Data -
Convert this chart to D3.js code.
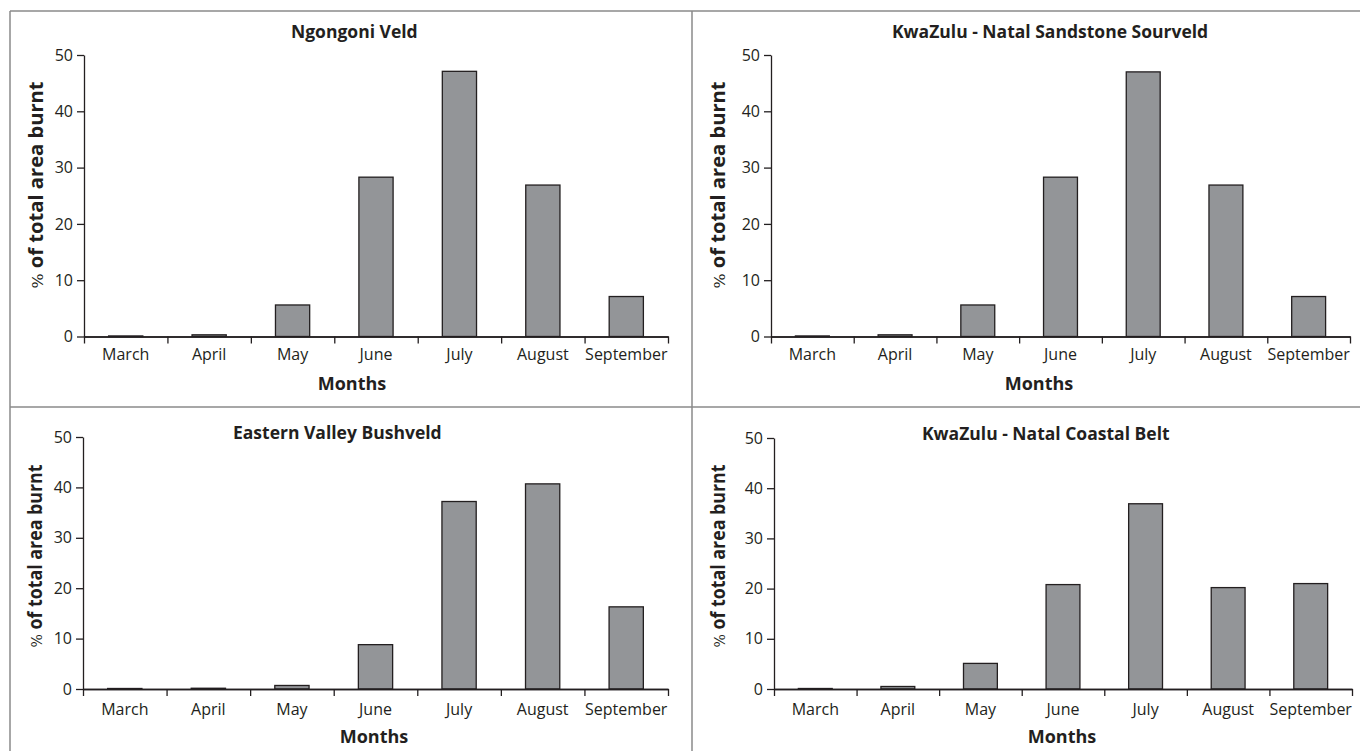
<!DOCTYPE html>
<meta charset="utf-8">
<script src="https://d3js.org/d3.v7.min.js"></script>
<head>
  <style>
  body { margin: 0; background: #fff; }
  text { font-family: "Open Sans", sans-serif; fill: #231f20; }
  </style>
</head>
<body>
<div id="my_dataviz"></div>
<script>

// months on the x axis
var months = ["March", "April", "May", "June", "July", "August", "September"]

// % of total area burnt, one array per vegetation type
var ngongoni  = [0.1, 0.3, 5.6, 28.3, 47.1, 26.9, 7.1]
var sandstone = [0.1, 0.3, 5.6, 28.3, 47.0, 26.9, 7.1]
var eastern   = [0.1, 0.15, 0.7, 8.8, 37.2, 40.7, 16.3]
var coastal   = [0.1, 0.5, 5.1, 20.8, 36.9, 20.2, 21.0]

var titles = ["Ngongoni Veld", "KwaZulu - Natal Sandstone Sourveld",
              "Eastern Valley Bushveld", "KwaZulu - Natal Coastal Belt"]
var yTicks = [0, 10, 20, 30, 40, 50]

var width = 1360
    height = 751

var svg = d3.select("#my_dataviz")
  .append("svg")
  .attr("width", width)
  .attr("height", height)

// frame around the four panels
var frame = svg.append("g")
  .attr("stroke", "#8a8a8a")
  .attr("stroke-width", 1.5)
  .attr("fill", "none")
frame.append("line").attr("x1", 10).attr("x2", 1360).attr("y1", 11).attr("y2", 11)
frame.append("line").attr("x1", 10).attr("x2", 10).attr("y1", 11).attr("y2", 751)
frame.append("line").attr("x1", 692).attr("x2", 692).attr("y1", 11).attr("y2", 751)
frame.append("line").attr("x1", 10).attr("x2", 1360).attr("y1", 407).attr("y2", 407)

// where each panel sits
var panels = [
  {data: ngongoni,  title: titles[0], x0: 84,  x1: 668,  y0: 336.5, y1: 55,  titleX: 291, titleY: 38,  monthsX: 352,  monthsY: 390, ylabX: 43,  ylabY: 185, ylabLen: 207, pad: 5},
  {data: sandstone, title: titles[1], x0: 771, x1: 1350, y0: 336.5, y1: 55,  titleX: 892, titleY: 38,  monthsX: 1039, monthsY: 390, ylabX: 725, ylabY: 185, ylabLen: 207, pad: 5},
  {data: eastern,   title: titles[2], x0: 83,  x1: 668,  y0: 689,   y1: 437, titleX: 233, titleY: 439, monthsX: 374,  monthsY: 743, ylabX: 42,  ylabY: 556, ylabLen: 183, pad: 8},
  {data: coastal,   title: titles[3], x0: 774, x1: 1352, y0: 689,   y1: 438, titleX: 922, titleY: 440, monthsX: 1062, monthsY: 743, ylabX: 725, ylabY: 556, ylabLen: 183, pad: 8}
]

panels.forEach(function(p) {
  var g = svg.append("g")

  var x = d3.scaleBand()
    .domain(months)
    .range([p.x0, p.x1])
    .padding(0)

  var y = d3.scaleLinear()
    .domain([0, 50])
    .range([p.y0, p.y1])

  // bars
  var bw = x.bandwidth() * 0.41
  g.selectAll("rect")
    .data(p.data)
    .enter()
    .append("rect")
    .attr("x", function(d, i) { return x(months[i]) + (x.bandwidth() - bw) / 2 })
    .attr("width", bw)
    .attr("y", function(d) { return y(d) })
    .attr("height", function(d) { return y(0) - y(d) })
    .attr("fill", "#939598")
    .attr("stroke", "#231f20")
    .attr("stroke-width", 1.3)

  // y axis
  var ya = g.append("g")
    .attr("transform", "translate(" + p.x0 + ",0)")
    .call(d3.axisLeft(y).tickValues(yTicks).tickSize(7).tickSizeOuter(0).tickPadding(4))
  ya.selectAll("text").style("font-size", "16px").attr("fill", "#231f20")

  // x axis: category labels
  var xa = g.append("g")
    .attr("transform", "translate(0," + p.y0 + ")")
    .call(d3.axisBottom(x).tickSize(0).tickPadding(7 + p.pad))
  xa.selectAll("text").style("font-size", "16px").attr("fill", "#231f20")

  // x axis: tick marks between categories
  var xb = d3.scaleLinear().domain([0, months.length]).range([p.x0, p.x1])
  g.append("g")
    .attr("transform", "translate(0," + p.y0 + ")")
    .call(d3.axisBottom(xb).tickValues(d3.range(months.length + 1)).tickFormat("").tickSize(7).tickSizeOuter(0))

  g.selectAll(".domain, .tick line").attr("stroke", "#231f20").attr("stroke-width", 1.3)

  // titles
  g.append("text")
    .attr("x", p.titleX)
    .attr("y", p.titleY)
    .style("font-size", "17.5px")
    .style("font-weight", "bold")
    .text(p.title)

  g.append("text")
    .attr("x", p.monthsX)
    .attr("y", p.monthsY)
    .attr("text-anchor", "middle")
    .style("font-size", "18px")
    .style("font-weight", "bold")
    .text("Months")

  var yl = g.append("text")
    .attr("transform", "translate(" + p.ylabX + "," + p.ylabY + ") rotate(-90)")
    .attr("text-anchor", "middle")
    .attr("textLength", p.ylabLen)
    .attr("lengthAdjust", "spacingAndGlyphs")
    .style("font-size", "19px")
    .style("font-weight", "bold")
  yl.append("tspan").style("font-weight", "normal").style("font-family", "DejaVu Serif").style("font-size", "15px").text("%")
  yl.append("tspan").text(" of total area burnt")
})

</script>
</body>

Exercise - Copy all the lines of data exactly as they appear, dropping any images.

Expected answer -
Convert this chart to D3.js code.
<!DOCTYPE html>
<meta charset="utf-8">
<script src="https://d3js.org/d3.v7.min.js"></script>
<head>
  <style>
  body { margin: 0; background: #fff; }
  text { font-family: "Open Sans", sans-serif; fill: #231f20; }
  </style>
</head>
<body>
<div id="my_dataviz"></div>
<script>

// months on the x axis
var months = ["March", "April", "May", "June", "July", "August", "September"]

// % of total area burnt, one array per vegetation type
var ngongoni  = [0.1, 0.3, 5.6, 28.3, 47.1, 26.9, 7.1]
var sandstone = [0.1, 0.3, 5.6, 28.3, 47.0, 26.9, 7.1]
var eastern   = [0.1, 0.15, 0.7, 8.8, 37.2, 40.7, 16.3]
var coastal   = [0.1, 0.5, 5.1, 20.8, 36.9, 20.2, 21.0]

var titles = ["Ngongoni Veld", "KwaZulu - Natal Sandstone Sourveld",
              "Eastern Valley Bushveld", "KwaZulu - Natal Coastal Belt"]
var yTicks = [0, 10, 20, 30, 40, 50]

var width = 1360
    height = 751

var svg = d3.select("#my_dataviz")
  .append("svg")
  .attr("width", width)
  .attr("height", height)

// frame around the four panels
var frame = svg.append("g")
  .attr("stroke", "#8a8a8a")
  .attr("stroke-width", 1.5)
  .attr("fill", "none")
frame.append("line").attr("x1", 10).attr("x2", 1360).attr("y1", 11).attr("y2", 11)
frame.append("line").attr("x1", 10).attr("x2", 10).attr("y1", 11).attr("y2", 751)
frame.append("line").attr("x1", 692).attr("x2", 692).attr("y1", 11).attr("y2", 751)
frame.append("line").attr("x1", 10).attr("x2", 1360).attr("y1", 407).attr("y2", 407)

// where each panel sits
var panels = [
  {data: ngongoni,  title: titles[0], x0: 84,  x1: 668,  y0: 336.5, y1: 55,  titleX: 291, titleY: 38,  monthsX: 352,  monthsY: 390, ylabX: 43,  ylabY: 185, ylabLen: 207, pad: 5},
  {data: sandstone, title: titles[1], x0: 771, x1: 1350, y0: 336.5, y1: 55,  titleX: 892, titleY: 38,  monthsX: 1039, monthsY: 390, ylabX: 725, ylabY: 185, ylabLen: 207, pad: 5},
  {data: eastern,   title: titles[2], x0: 83,  x1: 668,  y0: 689,   y1: 437, titleX: 233, titleY: 439, monthsX: 374,  monthsY: 743, ylabX: 42,  ylabY: 556, ylabLen: 183, pad: 8},
  {data: coastal,   title: titles[3], x0: 774, x1: 1352, y0: 689,   y1: 438, titleX: 922, titleY: 440, monthsX: 1062, monthsY: 743, ylabX: 725, ylabY: 556, ylabLen: 183, pad: 8}
]

panels.forEach(function(p) {
  var g = svg.append("g")

  var x = d3.scaleBand()
    .domain(months)
    .range([p.x0, p.x1])
    .padding(0)

  var y = d3.scaleLinear()
    .domain([0, 50])
    .range([p.y0, p.y1])

  // bars
  var bw = x.bandwidth() * 0.41
  g.selectAll("rect")
    .data(p.data)
    .enter()
    .append("rect")
    .attr("x", function(d, i) { return x(months[i]) + (x.bandwidth() - bw) / 2 })
    .attr("width", bw)
    .attr("y", function(d) { return y(d) })
    .attr("height", function(d) { return y(0) - y(d) })
    .attr("fill", "#939598")
    .attr("stroke", "#231f20")
    .attr("stroke-width", 1.3)

  // y axis
  var ya = g.append("g")
    .attr("transform", "translate(" + p.x0 + ",0)")
    .call(d3.axisLeft(y).tickValues(yTicks).tickSize(7).tickSizeOuter(0).tickPadding(4))
  ya.selectAll("text").style("font-size", "16px").attr("fill", "#231f20")

  // x axis: category labels
  var xa = g.append("g")
    .attr("transform", "translate(0," + p.y0 + ")")
    .call(d3.axisBottom(x).tickSize(0).tickPadding(7 + p.pad))
  xa.selectAll("text").style("font-size", "16px").attr("fill", "#231f20")

  // x axis: tick marks between categories
  var xb = d3.scaleLinear().domain([0, months.length]).range([p.x0, p.x1])
  g.append("g")
    .attr("transform", "translate(0," + p.y0 + ")")
    .call(d3.axisBottom(xb).tickValues(d3.range(months.length + 1)).tickFormat("").tickSize(7).tickSizeOuter(0))

  g.selectAll(".domain, .tick line").attr("stroke", "#231f20").attr("stroke-width", 1.3)

  // titles
  g.append("text")
    .attr("x", p.titleX)
    .attr("y", p.titleY)
    .style("font-size", "17.5px")
    .style("font-weight", "bold")
    .text(p.title)

  g.append("text")
    .attr("x", p.monthsX)
    .attr("y", p.monthsY)
    .attr("text-anchor", "middle")
    .style("font-size", "18px")
    .style("font-weight", "bold")
    .text("Months")

  var yl = g.append("text")
    .attr("transform", "translate(" + p.ylabX + "," + p.ylabY + ") rotate(-90)")
    .attr("text-anchor", "middle")
    .attr("textLength", p.ylabLen)
    .attr("lengthAdjust", "spacingAndGlyphs")
    .style("font-size", "19px")
    .style("font-weight", "bold")
  yl.append("tspan").style("font-weight", "normal").style("font-family", "DejaVu Serif").style("font-size", "15px").text("%")
  yl.append("tspan").text(" of total area burnt")
})

</script>
</body>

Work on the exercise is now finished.